In my experience, men do talk, and they do want to be vulnerable, but they are very selective about who they do that with.
I’ve been that person they talk to in a friend capacity, and in a girlfriend capacity, for several men in my life and I’m pretty sure if I had a brother, I’d play that role as a sister too.
It could just be because I’m a nice person I guess. But doing the work that I do, I’ve spoken to so many men who say the same thing… The person they turned to when they were really struggling was almost always female – their girlfriend, best female friend, sister, their Mum.
The women in their life were the people they trusted and relied on for emotional support, not their male mates.
My guy mates often thanked me because they ‘couldn’t tell the boys about this’. Oh, except if they were several pints down and then deep and meaningful becomes a lot easier.
For me, this raises two big questions:
- What expectations do we have of men as a society that make men feel like they can’t open up to their fellow males?
- How can we women do our best to support the men we love?
Traditional notions of masculinity involve men being strong, dependable and able to provide finance and security for their families. This is starting to change, and I am sure many of you reading this will see men as far more complex beings capable of expressing many more characteristics than this, including vulnerability.
But this traditional notion is still the go-to stereotype. Just look at leading male film characters, the media, children’s toys, your daily life… This stereotype is the one we hold in our minds when we tell little boys: ‘don’t cry’, or we flippantly say: ‘man up’. This outdated notion shuts down conversations about vulnerability and causes men to feel like they can’t open up with each other for fear of judgement. It means that a guy I’ve dated for two months can feel more comfortable talking to me about what’s going on inside his head – including suicidal thoughts – than his best male friend of 20 years.
It’s this deeply engrained perception and expectation of men that also causes women to say things like: ‘he’s too sensitive’, or ‘ditch him if he didn’t pay for the first date’ about the men they are in relationships with. Or worse: to laugh, feel uncomfortable or simply shut it down when a man cries in front of them.
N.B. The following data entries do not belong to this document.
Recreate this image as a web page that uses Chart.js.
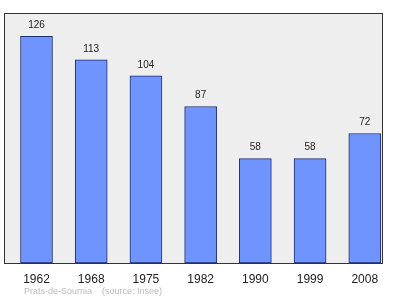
<!DOCTYPE html>
<html>
<head>
<meta charset="utf-8">
<script src="https://cdn.jsdelivr.net/npm/chart.js@4"></script>
<style>
  html, body { margin: 0; padding: 0; background: #ffffff; }
  #wrap { width: 400px; height: 299px; }
</style>
</head>
<body>
<div id="wrap"><canvas id="chart" width="400" height="299"></canvas></div>
<script>
const years = ["1962", "1968", "1975", "1982", "1990", "1999", "2008"]
const population = [126, 113, 104, 87, 58, 58, 72]
const footerText = "Prats-de-Sournia    (source: Insee)"

// fond gris + cadre de la zone du graphique
const fondZone = {
    id: "fondZone",
    beforeDraw: (chart) => {
        const { ctx, chartArea: a } = chart
        ctx.save()
        ctx.fillStyle = "#eeeeee"
        ctx.fillRect(a.left, a.top, a.right - a.left, a.bottom - a.top)
        ctx.restore()
    },
    afterDatasetsDraw: (chart) => {
        const { ctx, chartArea: a } = chart
        ctx.save()
        ctx.strokeStyle = "#333333"
        ctx.lineWidth = 1
        ctx.strokeRect(a.left + 0.5, a.top + 0.5, a.right - a.left - 1, a.bottom - a.top)

        // valeurs au-dessus des barres
        ctx.fillStyle = "#222222"
        ctx.font = "10px 'Liberation Sans', Arial, sans-serif"
        ctx.textAlign = "center"
        ctx.textBaseline = "middle"
        chart.getDatasetMeta(0).data.forEach((bar, i) => {
            ctx.fillText(population[i], bar.x, bar.y - 11)
        })

        // source
        ctx.fillStyle = "#bbbbbb"
        ctx.font = "9px 'Liberation Sans', Arial, sans-serif"
        ctx.textAlign = "left"
        ctx.fillText(footerText, 24, 292)
        ctx.restore()
    }
}

new Chart(document.getElementById("chart"), {
    type: "bar",
    data: {
        datasets: [{
            data: population.map((v, i) => ({ x: i, y: v })),
            backgroundColor: "#7094fd",
            borderColor: "#1f2f6f",
            borderWidth: 1,
            barThickness: 32,
            borderSkipped: false
        }]
    },
    options: {
        responsive: false,
        animation: false,
        layout: { padding: { left: 4, right: 17, top: 13, bottom: 0 } },
        plugins: { legend: { display: false }, tooltip: { enabled: false } },
        scales: {
            x: {
                type: "linear",
                offset: false,
                min: -0.594,
                max: 6.333,
                grid: { display: false, drawTicks: false, offset: false },
                border: { display: false },
                afterBuildTicks: (scale) => {
                    scale.ticks = years.map((y, i) => ({ value: i }))
                },
                afterFit: (scale) => { scale.height = 36 },
                ticks: {
                    padding: 9,
                    color: "#222222",
                    font: { family: "'Liberation Sans', Arial, sans-serif", size: 12 },
                    maxRotation: 0,
                    callback: (v) => years[v]
                }
            },
            y: {
                display: false,
                min: 0,
                max: 139
            }
        }
    },
    plugins: [fondZone]
})
</script>
</body>
</html>
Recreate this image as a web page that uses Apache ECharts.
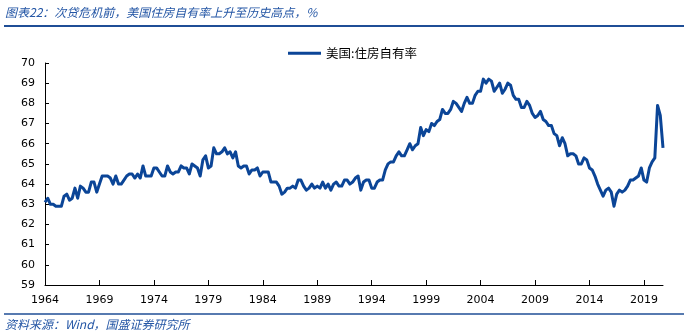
<!DOCTYPE html>
<html>
<head>
<meta charset="utf-8">
<script src="https://cdn.jsdelivr.net/npm/echarts@6/dist/echarts.min.js"></script>
<style>
  html, body { margin: 0; padding: 0; background: #fff; }
  #chart { width: 688px; height: 335px; }
</style>
</head>
<body>
<div id="chart"></div>
<script>
// US homeownership rate, quarterly, 1964Q1 - 2020Q4 (%)
const startYear = 1964;
const seriesName = '美国:住房自有率';
const ownershipRate = [
  63.1, 63.3, 63.0, 63.0,  62.9, 62.9, 62.9, 63.4,  63.5, 63.2, 63.3, 63.8,  63.3, 63.9, 63.8, 63.6,
  63.6, 64.1, 64.1, 63.6,  64.0, 64.4, 64.4, 64.4,  64.3, 64.0, 64.4, 64.0,  64.0, 64.2, 64.4, 64.5,
  64.5, 64.3, 64.5, 64.3,  64.9, 64.4, 64.4, 64.4,  64.8, 64.8, 64.6, 64.4,  64.4, 64.9, 64.6, 64.5,
  64.6, 64.6, 64.9, 64.8,  64.8, 64.5, 65.0, 64.9,  64.8, 64.4, 65.2, 65.4,  64.8, 64.9, 65.8, 65.5,
  65.5, 65.6, 65.8, 65.5,  65.6, 65.3, 65.6, 64.9,  64.8, 64.9, 64.9, 64.5,  64.7, 64.7, 64.8, 64.4,
  64.6, 64.6, 64.6, 64.1,  64.1, 64.1, 63.9, 63.5,  63.6, 63.8, 63.8, 63.9,  63.8, 64.2, 64.2, 63.9,
  63.7, 63.8, 64.0, 63.8,  63.9, 63.8, 64.1, 63.8,  64.0, 63.7, 64.0, 64.1,  63.9, 63.9, 64.2, 64.2,
  64.0, 64.1, 64.3, 64.4,  63.7, 64.1, 64.2, 64.2,  63.8, 63.8, 64.1, 64.2,  64.2, 64.7, 65.0, 65.1,
  65.1, 65.4, 65.6, 65.4,  65.4, 65.7, 66.0, 65.7,  65.9, 66.0, 66.8, 66.4,  66.7, 66.6, 67.0, 66.9,
  67.1, 67.2, 67.7, 67.5,  67.5, 67.7, 68.1, 68.0,  67.8, 67.6, 68.0, 68.3,  68.0, 68.0, 68.4, 68.6,
  68.6, 69.2, 69.0, 69.2,  69.1, 68.6, 68.8, 69.0,  68.5, 68.7, 69.0, 68.9,  68.4, 68.2, 68.2, 67.8,
  67.8, 68.1, 67.9, 67.5,  67.3, 67.4, 67.6, 67.2,  67.1, 66.9, 66.9, 66.5,  66.4, 65.9, 66.3, 66.0,
  65.4, 65.5, 65.5, 65.4,  65.0, 65.0, 65.3, 65.2,  64.8, 64.7, 64.4, 64.0,  63.7, 63.4, 63.7, 63.8,
  63.6, 62.9, 63.5, 63.7,  63.6, 63.7, 63.9, 64.2,  64.2, 64.3, 64.4, 64.8,  64.2, 64.1, 64.8, 65.1,
  65.3, 67.9, 67.4, 65.8
];
const yTicks = { min: 59, max: 70, step: 1 };
const labelEvery = 20; // one label every five years

// quarter categories, e.g. "1964Q1"
const quarters = ownershipRate.map((_, i) =>
  (startYear + Math.floor(i / 4)) + 'Q' + (i % 4 + 1));

const titleText = '图表22：次贷危机前，美国住房自有率上升至历史高点，%';
const sourceText = '资料来源：Wind，国盛证券研究所';

const blueText = '#2456a5';
const ruleBlue = '#1f4e96';
const lineBlue = '#0b4597';
const cjk = '"Noto Sans CJK SC", sans-serif';
const num = '"DejaVu Sans", sans-serif';

const chart = echarts.init(document.getElementById('chart'), null, { renderer: 'canvas' });
chart.setOption({
  animation: false,
  backgroundColor: '#ffffff',
  grid: { left: 45, right: 25, top: 63, bottom: 50, containLabel: false },
  legend: {
    data: [seriesName],
    left: 283,
    top: 42,
    icon: 'rect',
    itemWidth: 33,
    itemHeight: 3,
    itemGap: 4,
    textStyle: { fontFamily: cjk, fontSize: 12.5, color: '#000' }
  },
  xAxis: {
    type: 'category',
    data: quarters,
    boundaryGap: false,
    axisLine: { lineStyle: { color: '#000', width: 1 } },
    axisTick: {
      inside: true, length: 5,
      interval: (i) => i % labelEvery === 0,
      lineStyle: { color: '#000' }
    },
    axisLabel: {
      interval: (i) => i % labelEvery === 0,
      formatter: (v) => v.slice(0, 4),
      color: '#000', fontFamily: num, fontSize: 11, margin: 10
    },
    splitLine: { show: false }
  },
  yAxis: {
    type: 'value',
    min: yTicks.min, max: yTicks.max, interval: yTicks.step,
    axisLine: { show: true, lineStyle: { color: '#000', width: 1 } },
    axisTick: { show: true, inside: true, length: 4, lineStyle: { color: '#000' } },
    axisLabel: { color: '#000', fontFamily: num, fontSize: 11, margin: 10 },
    splitLine: { show: false }
  },
  series: [{
    name: seriesName,
    type: 'line',
    data: ownershipRate,
    showSymbol: false,
    symbol: 'none',
    lineStyle: { color: lineBlue, width: 3, join: 'round' },
    itemStyle: { color: lineBlue }
  }],
  graphic: [
    {
      type: 'text', left: 5, top: 6,
      style: { text: titleText, font: 'italic 12px ' + cjk, fill: blueText }
    },
    {
      type: 'line', shape: { x1: 4, y1: 26, x2: 684, y2: 26 },
      style: { stroke: ruleBlue, lineWidth: 2 }
    },
    {
      type: 'line', shape: { x1: 4, y1: 314, x2: 684, y2: 314 },
      style: { stroke: ruleBlue, lineWidth: 1.5 }
    },
    {
      type: 'text', left: 5, top: 318,
      style: { text: sourceText, font: 'italic 12px ' + cjk, fill: blueText }
    }
  ]
});
</script>
</body>
</html>
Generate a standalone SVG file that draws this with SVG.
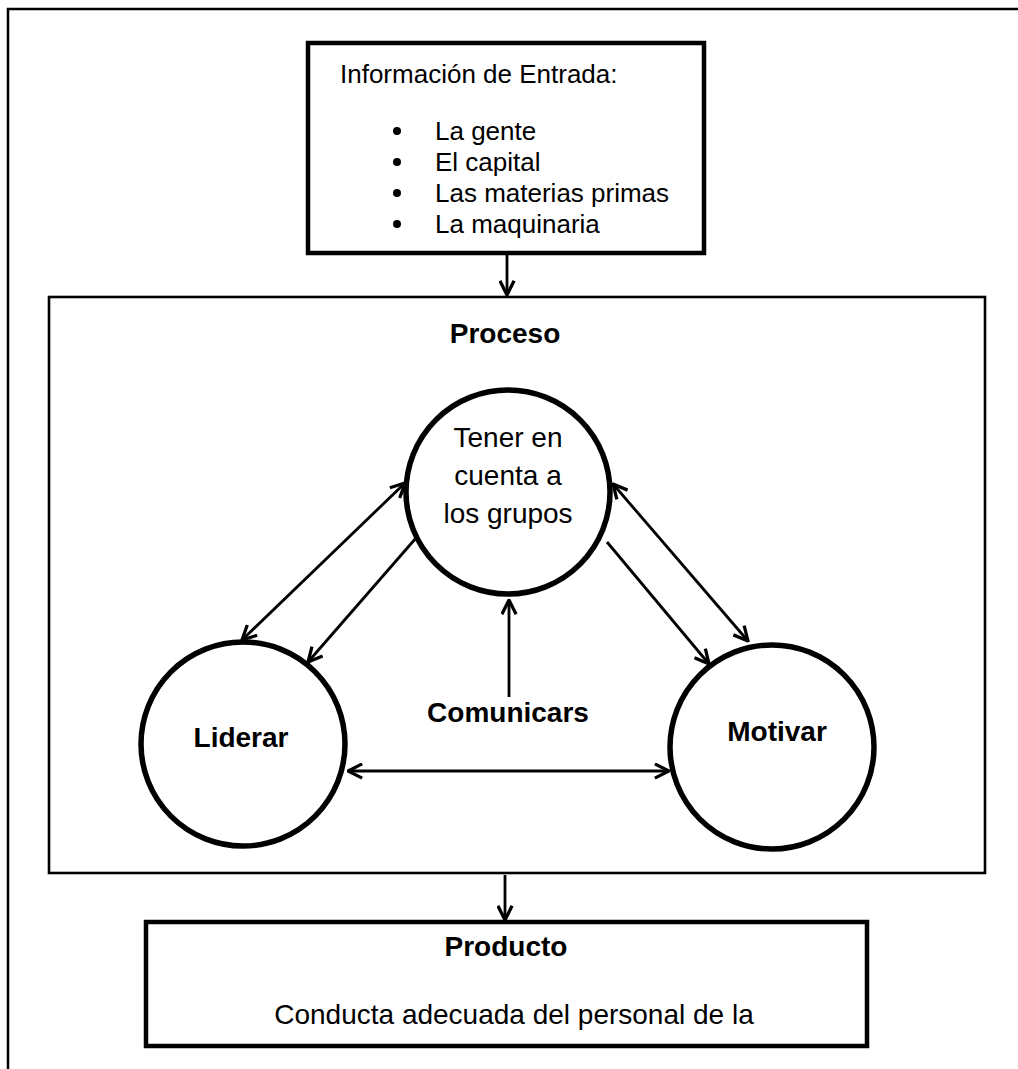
<svg xmlns="http://www.w3.org/2000/svg" width="1018" height="1069" viewBox="0 0 1018 1069">
  <style>
    text { font-family: "Liberation Sans", Arial, sans-serif; fill: #000; }
    .reg { font-size: 26px; }
    .big { font-size: 28px; }
    .bold { font-size: 28px; font-weight: bold; }
    .thick { fill: #fff; stroke: #000; stroke-width: 4.5; }
    .thin { fill: #fff; stroke: #000; stroke-width: 2.6; }
    .circ { fill: #fff; stroke: #000; stroke-width: 5.5; }
    .conn { fill: none; stroke: #000; stroke-width: 2.8; }
  </style>
  <defs>
    <marker id="arr" viewBox="0 0 12 12" refX="11" refY="6" markerUnits="userSpaceOnUse" markerWidth="17" markerHeight="17" orient="auto-start-reverse">
      <path d="M1,1 L11,6 L1,11" fill="none" stroke="#000" stroke-width="2.3"/>
    </marker>
  </defs>

  <rect width="1018" height="1069" fill="#fff"/>

  <!-- page frame: top and left rules -->
  <path d="M8,1069 L8,9 L1018,9" fill="none" stroke="#000" stroke-width="2.5"/>

  <!-- input box -->
  <g id="entrada">
    <rect class="thick" x="308" y="43" width="396" height="210"/>
    <text class="reg" x="340" y="83">Información de Entrada:</text>
    <g class="reg">
      <circle cx="397" cy="131" r="4"/>
      <text x="435" y="140">La gente</text>
      <circle cx="397" cy="162" r="4"/>
      <text x="435" y="171">El capital</text>
      <circle cx="397" cy="193" r="4"/>
      <text x="435" y="202">Las materias primas</text>
      <circle cx="397" cy="224" r="4"/>
      <text x="435" y="233">La maquinaria</text>
    </g>
  </g>

  <!-- process frame -->
  <g id="proceso">
    <rect class="thin" x="49" y="297" width="936" height="576"/>
    <text class="bold" x="505" y="343" text-anchor="middle">Proceso</text>
  </g>

  <g id="grupos">
    <circle class="circ" cx="508" cy="492" r="102"/>
    <text class="big" x="508" y="447" text-anchor="middle">Tener en</text>
    <text class="big" x="508" y="485" text-anchor="middle">cuenta a</text>
    <text class="big" x="508" y="523" text-anchor="middle">los grupos</text>
  </g>

  <g id="liderar">
    <circle class="circ" cx="243" cy="744" r="102"/>
    <text class="bold" x="241" y="747" text-anchor="middle">Liderar</text>
  </g>

  <g id="motivar">
    <circle class="circ" cx="772" cy="747" r="102"/>
    <text class="bold" x="777" y="741" text-anchor="middle">Motivar</text>
  </g>

  <g id="comunicars">
    <text class="bold" x="508" y="722" text-anchor="middle">Comunicars</text>
  </g>

  <!-- output box -->
  <g id="producto">
    <rect class="thick" x="146" y="922" width="721" height="124"/>
    <text class="bold" x="506" y="956" text-anchor="middle">Producto</text>
    <text class="big" x="514" y="1024" text-anchor="middle">Conducta adecuada del personal de la</text>
  </g>

  <!-- connectors -->
  <g id="connectors" class="conn">
    <path d="M507,255 L507,295" marker-end="url(#arr)"/>
    <path d="M505,875 L505,920" marker-end="url(#arr)"/>
    <path d="M509,697 L509,600" marker-end="url(#arr)"/>
    <path d="M348,771 L669,771" marker-start="url(#arr)" marker-end="url(#arr)"/>
    <path d="M405,483 L242,640" marker-start="url(#arr)" marker-end="url(#arr)"/>
    <path d="M416,538 L308,662" marker-end="url(#arr)"/>
    <path d="M613,484 L748,641" marker-start="url(#arr)" marker-end="url(#arr)"/>
    <path d="M607,542 L709,664" marker-end="url(#arr)"/>
  </g>
</svg>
I say this not to pass judgement but because these things have all happened to me, or to people in my life. And I think it’s important that we reflect on our attitudes towards men being open and vulnerable, regardless of our gender.
I have no idea what it’s like to be a guy amongst your guy mates. But as a woman who has been on the listening end of hundreds of conversations with amazing men in my life, this is what I believe…
Men do want to be heard and supported. Sometimes they find talking difficult. Proactively asking them how they are really doing regularly, and listening in silence without trying to fix it for them can help. Often all anyone needs to hear is that it’s okay to feel that way and you love them, whatever it is they’re going through.